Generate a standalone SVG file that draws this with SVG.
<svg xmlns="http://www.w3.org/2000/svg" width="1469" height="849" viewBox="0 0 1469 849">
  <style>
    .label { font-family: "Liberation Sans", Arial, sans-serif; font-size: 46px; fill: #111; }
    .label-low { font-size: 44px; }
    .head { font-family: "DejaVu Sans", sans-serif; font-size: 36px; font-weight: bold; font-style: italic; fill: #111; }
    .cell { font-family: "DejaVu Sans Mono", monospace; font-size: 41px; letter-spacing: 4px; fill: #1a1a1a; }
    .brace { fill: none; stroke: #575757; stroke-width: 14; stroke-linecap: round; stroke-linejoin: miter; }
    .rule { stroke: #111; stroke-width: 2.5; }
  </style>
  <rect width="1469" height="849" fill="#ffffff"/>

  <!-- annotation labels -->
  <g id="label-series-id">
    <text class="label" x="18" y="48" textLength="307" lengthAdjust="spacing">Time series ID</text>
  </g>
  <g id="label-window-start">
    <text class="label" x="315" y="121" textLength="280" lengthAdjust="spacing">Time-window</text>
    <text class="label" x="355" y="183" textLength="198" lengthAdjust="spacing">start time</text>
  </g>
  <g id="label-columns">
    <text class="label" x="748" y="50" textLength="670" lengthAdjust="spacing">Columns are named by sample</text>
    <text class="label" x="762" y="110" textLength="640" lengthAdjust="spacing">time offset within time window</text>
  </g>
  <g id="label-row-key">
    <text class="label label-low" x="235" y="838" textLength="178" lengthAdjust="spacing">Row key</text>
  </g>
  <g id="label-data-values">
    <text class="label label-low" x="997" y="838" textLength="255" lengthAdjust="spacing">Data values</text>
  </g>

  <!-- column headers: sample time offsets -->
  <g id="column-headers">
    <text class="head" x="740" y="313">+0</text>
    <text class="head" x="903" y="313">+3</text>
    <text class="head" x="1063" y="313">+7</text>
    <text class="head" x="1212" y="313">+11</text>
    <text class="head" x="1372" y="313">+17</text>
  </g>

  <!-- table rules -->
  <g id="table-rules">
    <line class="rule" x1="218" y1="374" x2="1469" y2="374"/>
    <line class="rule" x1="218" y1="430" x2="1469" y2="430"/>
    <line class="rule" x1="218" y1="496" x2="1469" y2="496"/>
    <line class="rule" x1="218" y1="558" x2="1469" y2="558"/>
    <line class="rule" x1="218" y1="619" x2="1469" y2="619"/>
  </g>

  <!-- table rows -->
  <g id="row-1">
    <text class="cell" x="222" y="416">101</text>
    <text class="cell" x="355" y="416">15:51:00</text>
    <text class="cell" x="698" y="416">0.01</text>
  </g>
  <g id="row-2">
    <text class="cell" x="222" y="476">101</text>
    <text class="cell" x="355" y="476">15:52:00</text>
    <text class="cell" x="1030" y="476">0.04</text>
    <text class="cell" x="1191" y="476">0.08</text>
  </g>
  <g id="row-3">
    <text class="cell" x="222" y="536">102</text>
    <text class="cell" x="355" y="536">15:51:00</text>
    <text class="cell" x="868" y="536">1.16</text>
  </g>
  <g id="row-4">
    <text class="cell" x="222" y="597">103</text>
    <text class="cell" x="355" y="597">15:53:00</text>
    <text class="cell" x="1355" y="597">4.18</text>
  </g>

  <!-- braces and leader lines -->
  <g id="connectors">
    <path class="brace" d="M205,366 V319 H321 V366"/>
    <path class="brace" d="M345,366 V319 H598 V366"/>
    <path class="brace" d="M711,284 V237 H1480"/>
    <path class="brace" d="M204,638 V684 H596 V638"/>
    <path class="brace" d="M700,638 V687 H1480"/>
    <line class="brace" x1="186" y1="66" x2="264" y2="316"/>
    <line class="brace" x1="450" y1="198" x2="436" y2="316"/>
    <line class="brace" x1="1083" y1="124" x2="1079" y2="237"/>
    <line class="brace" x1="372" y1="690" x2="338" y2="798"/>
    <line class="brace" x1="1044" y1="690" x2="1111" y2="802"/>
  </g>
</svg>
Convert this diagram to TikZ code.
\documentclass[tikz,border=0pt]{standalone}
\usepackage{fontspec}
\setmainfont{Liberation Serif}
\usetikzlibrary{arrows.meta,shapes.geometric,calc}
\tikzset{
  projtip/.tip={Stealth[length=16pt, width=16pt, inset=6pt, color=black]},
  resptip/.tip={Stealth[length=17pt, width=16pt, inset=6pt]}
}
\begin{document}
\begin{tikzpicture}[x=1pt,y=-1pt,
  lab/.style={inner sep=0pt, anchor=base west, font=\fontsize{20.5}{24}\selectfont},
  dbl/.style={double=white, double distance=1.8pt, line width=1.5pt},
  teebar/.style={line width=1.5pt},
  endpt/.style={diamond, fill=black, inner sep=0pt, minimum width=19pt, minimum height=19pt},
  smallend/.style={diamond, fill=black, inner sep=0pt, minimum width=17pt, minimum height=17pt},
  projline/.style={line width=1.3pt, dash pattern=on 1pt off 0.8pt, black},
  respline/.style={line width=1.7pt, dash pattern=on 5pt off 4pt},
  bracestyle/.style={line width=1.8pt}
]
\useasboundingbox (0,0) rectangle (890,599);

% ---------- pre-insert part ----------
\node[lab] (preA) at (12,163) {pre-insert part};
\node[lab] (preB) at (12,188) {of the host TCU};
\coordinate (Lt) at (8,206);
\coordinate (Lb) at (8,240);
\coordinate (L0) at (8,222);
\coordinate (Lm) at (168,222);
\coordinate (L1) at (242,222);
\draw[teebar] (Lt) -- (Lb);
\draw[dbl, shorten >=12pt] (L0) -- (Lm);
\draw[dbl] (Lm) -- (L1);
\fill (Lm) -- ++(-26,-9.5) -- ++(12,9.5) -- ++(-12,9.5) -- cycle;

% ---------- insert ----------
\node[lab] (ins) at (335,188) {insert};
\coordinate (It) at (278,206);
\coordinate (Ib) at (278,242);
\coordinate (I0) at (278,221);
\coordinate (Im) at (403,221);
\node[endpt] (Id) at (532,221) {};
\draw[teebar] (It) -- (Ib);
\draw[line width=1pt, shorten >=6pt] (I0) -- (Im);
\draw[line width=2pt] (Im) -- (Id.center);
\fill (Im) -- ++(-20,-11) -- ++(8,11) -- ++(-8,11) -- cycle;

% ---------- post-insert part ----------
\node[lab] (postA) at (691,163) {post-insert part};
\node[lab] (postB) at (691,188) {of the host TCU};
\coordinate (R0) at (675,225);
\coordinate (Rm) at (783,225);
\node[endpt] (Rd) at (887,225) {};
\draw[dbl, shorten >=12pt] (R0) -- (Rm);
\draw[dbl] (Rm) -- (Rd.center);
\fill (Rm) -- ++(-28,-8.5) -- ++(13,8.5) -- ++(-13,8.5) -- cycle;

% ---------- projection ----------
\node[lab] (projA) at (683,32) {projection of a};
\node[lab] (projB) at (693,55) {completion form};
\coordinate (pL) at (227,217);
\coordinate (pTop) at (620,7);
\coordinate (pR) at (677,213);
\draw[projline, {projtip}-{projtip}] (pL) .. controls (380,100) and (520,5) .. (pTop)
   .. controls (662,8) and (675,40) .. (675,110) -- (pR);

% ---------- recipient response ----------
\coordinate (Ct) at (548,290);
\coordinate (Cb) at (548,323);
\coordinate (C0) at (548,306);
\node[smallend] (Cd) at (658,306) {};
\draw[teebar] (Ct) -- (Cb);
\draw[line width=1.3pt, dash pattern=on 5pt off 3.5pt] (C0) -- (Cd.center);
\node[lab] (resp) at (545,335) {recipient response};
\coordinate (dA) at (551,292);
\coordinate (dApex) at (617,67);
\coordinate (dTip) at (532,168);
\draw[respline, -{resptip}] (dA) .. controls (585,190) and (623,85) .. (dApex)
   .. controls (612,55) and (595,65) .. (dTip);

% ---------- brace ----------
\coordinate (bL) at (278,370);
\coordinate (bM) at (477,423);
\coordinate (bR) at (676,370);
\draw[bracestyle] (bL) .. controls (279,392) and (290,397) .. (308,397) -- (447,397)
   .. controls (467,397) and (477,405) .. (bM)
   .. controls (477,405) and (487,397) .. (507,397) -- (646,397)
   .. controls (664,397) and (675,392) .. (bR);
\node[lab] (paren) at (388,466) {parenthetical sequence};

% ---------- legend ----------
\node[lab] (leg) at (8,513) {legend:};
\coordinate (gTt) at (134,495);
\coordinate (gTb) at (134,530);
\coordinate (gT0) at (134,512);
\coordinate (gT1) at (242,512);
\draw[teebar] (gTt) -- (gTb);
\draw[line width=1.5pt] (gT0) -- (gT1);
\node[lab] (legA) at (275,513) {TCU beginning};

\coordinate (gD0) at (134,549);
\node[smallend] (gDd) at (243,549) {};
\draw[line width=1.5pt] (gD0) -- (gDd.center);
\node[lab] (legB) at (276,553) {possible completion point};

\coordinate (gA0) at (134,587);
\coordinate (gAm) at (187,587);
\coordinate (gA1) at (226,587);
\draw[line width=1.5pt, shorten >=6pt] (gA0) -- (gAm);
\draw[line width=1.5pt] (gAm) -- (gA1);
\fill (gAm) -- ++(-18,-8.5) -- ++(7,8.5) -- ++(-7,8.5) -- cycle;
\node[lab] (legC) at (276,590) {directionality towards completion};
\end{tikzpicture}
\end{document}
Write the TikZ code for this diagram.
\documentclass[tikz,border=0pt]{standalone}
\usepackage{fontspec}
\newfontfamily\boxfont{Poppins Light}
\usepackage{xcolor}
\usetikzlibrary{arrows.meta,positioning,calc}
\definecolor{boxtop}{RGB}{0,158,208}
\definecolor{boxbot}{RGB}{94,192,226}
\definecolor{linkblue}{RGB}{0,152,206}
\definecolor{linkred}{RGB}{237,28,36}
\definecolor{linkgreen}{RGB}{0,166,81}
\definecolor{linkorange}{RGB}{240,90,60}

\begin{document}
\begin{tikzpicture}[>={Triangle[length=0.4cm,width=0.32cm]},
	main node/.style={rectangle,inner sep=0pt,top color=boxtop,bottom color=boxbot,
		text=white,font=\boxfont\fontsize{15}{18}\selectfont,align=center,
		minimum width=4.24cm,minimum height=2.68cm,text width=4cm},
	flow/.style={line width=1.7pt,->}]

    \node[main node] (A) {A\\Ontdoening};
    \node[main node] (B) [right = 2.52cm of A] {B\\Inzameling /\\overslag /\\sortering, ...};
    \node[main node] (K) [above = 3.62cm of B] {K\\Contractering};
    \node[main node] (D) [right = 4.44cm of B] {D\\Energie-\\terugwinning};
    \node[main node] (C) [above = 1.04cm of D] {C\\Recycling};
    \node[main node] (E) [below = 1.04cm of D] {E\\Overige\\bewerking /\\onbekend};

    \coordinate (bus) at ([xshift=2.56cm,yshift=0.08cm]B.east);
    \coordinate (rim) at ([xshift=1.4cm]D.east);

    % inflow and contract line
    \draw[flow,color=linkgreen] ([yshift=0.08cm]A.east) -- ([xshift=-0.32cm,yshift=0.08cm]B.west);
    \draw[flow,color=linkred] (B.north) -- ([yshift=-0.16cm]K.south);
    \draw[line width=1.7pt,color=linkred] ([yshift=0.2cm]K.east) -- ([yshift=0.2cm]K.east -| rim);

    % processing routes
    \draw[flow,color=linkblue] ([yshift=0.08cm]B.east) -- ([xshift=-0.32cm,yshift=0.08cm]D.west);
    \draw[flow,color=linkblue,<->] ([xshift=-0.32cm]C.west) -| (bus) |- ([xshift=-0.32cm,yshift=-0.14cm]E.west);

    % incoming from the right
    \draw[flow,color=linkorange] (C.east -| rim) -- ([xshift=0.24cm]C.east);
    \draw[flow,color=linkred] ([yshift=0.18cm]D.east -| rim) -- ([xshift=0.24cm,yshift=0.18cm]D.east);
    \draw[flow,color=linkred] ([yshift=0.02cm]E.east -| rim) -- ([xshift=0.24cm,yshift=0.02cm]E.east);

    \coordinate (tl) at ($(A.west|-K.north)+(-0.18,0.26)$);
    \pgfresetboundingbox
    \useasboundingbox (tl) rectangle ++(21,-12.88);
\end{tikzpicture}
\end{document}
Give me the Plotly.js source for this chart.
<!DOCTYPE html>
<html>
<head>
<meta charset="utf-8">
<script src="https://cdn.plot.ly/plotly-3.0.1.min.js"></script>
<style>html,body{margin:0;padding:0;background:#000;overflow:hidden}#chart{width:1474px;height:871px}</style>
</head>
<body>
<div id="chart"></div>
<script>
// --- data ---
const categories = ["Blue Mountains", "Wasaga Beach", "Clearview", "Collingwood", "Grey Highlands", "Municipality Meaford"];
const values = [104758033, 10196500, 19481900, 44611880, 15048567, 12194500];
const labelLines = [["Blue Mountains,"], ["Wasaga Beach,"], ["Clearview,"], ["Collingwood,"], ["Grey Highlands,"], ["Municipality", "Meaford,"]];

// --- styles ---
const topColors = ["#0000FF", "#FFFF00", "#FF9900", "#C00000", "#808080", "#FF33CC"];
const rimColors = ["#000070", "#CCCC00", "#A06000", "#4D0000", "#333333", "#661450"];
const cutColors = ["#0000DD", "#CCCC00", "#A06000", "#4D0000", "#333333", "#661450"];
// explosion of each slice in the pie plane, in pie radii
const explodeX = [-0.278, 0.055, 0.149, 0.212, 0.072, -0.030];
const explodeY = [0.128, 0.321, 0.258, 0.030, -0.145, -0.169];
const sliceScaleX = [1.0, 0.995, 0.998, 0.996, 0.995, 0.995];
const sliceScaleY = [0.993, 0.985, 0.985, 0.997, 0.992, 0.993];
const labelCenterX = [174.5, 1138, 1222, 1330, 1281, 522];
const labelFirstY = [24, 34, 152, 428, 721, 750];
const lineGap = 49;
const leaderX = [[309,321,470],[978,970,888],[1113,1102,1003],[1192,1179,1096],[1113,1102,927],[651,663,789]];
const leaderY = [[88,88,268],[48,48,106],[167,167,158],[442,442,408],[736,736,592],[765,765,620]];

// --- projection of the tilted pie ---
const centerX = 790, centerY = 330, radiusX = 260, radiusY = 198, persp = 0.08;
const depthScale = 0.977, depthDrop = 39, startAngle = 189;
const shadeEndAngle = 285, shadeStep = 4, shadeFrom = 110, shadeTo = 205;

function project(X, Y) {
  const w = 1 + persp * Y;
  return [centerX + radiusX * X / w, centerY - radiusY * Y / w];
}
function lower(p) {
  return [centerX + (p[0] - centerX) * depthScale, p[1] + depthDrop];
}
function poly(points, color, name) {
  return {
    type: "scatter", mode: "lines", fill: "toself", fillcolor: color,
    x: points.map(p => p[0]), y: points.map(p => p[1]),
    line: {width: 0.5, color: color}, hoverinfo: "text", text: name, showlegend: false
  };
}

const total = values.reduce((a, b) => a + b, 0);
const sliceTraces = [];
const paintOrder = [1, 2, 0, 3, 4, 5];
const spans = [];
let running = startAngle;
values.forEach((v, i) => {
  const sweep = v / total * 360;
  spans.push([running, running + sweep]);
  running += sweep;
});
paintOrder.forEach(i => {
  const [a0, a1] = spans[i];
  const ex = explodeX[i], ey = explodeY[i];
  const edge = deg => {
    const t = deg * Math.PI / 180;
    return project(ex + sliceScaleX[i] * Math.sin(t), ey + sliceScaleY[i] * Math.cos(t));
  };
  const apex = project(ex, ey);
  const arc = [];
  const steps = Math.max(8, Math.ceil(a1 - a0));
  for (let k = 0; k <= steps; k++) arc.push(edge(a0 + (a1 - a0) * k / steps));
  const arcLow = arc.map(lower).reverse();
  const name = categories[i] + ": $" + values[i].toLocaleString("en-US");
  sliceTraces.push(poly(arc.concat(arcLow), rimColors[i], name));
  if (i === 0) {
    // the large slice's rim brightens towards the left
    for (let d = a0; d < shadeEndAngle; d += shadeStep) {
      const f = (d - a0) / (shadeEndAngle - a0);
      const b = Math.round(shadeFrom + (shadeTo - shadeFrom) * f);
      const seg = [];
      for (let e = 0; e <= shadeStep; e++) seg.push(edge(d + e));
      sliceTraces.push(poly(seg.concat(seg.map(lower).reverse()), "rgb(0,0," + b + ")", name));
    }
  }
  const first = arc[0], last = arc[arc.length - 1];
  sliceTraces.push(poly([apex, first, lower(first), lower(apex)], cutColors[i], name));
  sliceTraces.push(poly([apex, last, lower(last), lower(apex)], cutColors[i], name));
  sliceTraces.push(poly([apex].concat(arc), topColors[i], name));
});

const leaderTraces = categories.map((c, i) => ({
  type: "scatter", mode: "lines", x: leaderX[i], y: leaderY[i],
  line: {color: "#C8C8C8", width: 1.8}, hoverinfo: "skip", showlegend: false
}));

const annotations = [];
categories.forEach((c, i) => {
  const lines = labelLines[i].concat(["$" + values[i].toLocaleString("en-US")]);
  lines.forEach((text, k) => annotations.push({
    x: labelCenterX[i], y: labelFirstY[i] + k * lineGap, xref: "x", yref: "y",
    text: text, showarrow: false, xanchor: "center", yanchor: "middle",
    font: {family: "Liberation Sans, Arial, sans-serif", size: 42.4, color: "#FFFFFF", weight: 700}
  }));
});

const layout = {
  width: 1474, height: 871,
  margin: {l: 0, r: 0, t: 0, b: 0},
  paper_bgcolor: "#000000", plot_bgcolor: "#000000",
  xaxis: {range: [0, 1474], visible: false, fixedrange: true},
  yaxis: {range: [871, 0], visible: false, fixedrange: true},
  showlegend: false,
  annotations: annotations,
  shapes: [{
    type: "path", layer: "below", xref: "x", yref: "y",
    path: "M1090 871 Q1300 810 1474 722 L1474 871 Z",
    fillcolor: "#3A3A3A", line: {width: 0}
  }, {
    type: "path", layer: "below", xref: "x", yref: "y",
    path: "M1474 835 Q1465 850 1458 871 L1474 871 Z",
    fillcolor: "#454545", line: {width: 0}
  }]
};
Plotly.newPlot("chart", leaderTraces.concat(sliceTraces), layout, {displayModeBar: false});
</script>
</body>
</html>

__Challenge__.
Everything from the line with "Give me the Plotly.js source for this chart." through the line with "const shadeEndAngle = 285, shadeStep", both ends included, should be repeated exactly; nothing else should appear.

__Expected answer__.
Give me the Plotly.js source for this chart.
<!DOCTYPE html>
<html>
<head>
<meta charset="utf-8">
<script src="https://cdn.plot.ly/plotly-3.0.1.min.js"></script>
<style>html,body{margin:0;padding:0;background:#000;overflow:hidden}#chart{width:1474px;height:871px}</style>
</head>
<body>
<div id="chart"></div>
<script>
// --- data ---
const categories = ["Blue Mountains", "Wasaga Beach", "Clearview", "Collingwood", "Grey Highlands", "Municipality Meaford"];
const values = [104758033, 10196500, 19481900, 44611880, 15048567, 12194500];
const labelLines = [["Blue Mountains,"], ["Wasaga Beach,"], ["Clearview,"], ["Collingwood,"], ["Grey Highlands,"], ["Municipality", "Meaford,"]];

// --- styles ---
const topColors = ["#0000FF", "#FFFF00", "#FF9900", "#C00000", "#808080", "#FF33CC"];
const rimColors = ["#000070", "#CCCC00", "#A06000", "#4D0000", "#333333", "#661450"];
const cutColors = ["#0000DD", "#CCCC00", "#A06000", "#4D0000", "#333333", "#661450"];
// explosion of each slice in the pie plane, in pie radii
const explodeX = [-0.278, 0.055, 0.149, 0.212, 0.072, -0.030];
const explodeY = [0.128, 0.321, 0.258, 0.030, -0.145, -0.169];
const sliceScaleX = [1.0, 0.995, 0.998, 0.996, 0.995, 0.995];
const sliceScaleY = [0.993, 0.985, 0.985, 0.997, 0.992, 0.993];
const labelCenterX = [174.5, 1138, 1222, 1330, 1281, 522];
const labelFirstY = [24, 34, 152, 428, 721, 750];
const lineGap = 49;
const leaderX = [[309,321,470],[978,970,888],[1113,1102,1003],[1192,1179,1096],[1113,1102,927],[651,663,789]];
const leaderY = [[88,88,268],[48,48,106],[167,167,158],[442,442,408],[736,736,592],[765,765,620]];

// --- projection of the tilted pie ---
const centerX = 790, centerY = 330, radiusX = 260, radiusY = 198, persp = 0.08;
const depthScale = 0.977, depthDrop = 39, startAngle = 189;
const shadeEndAngle = 285, shadeStep = 4, shadeFrom = 110, shadeTo = 205;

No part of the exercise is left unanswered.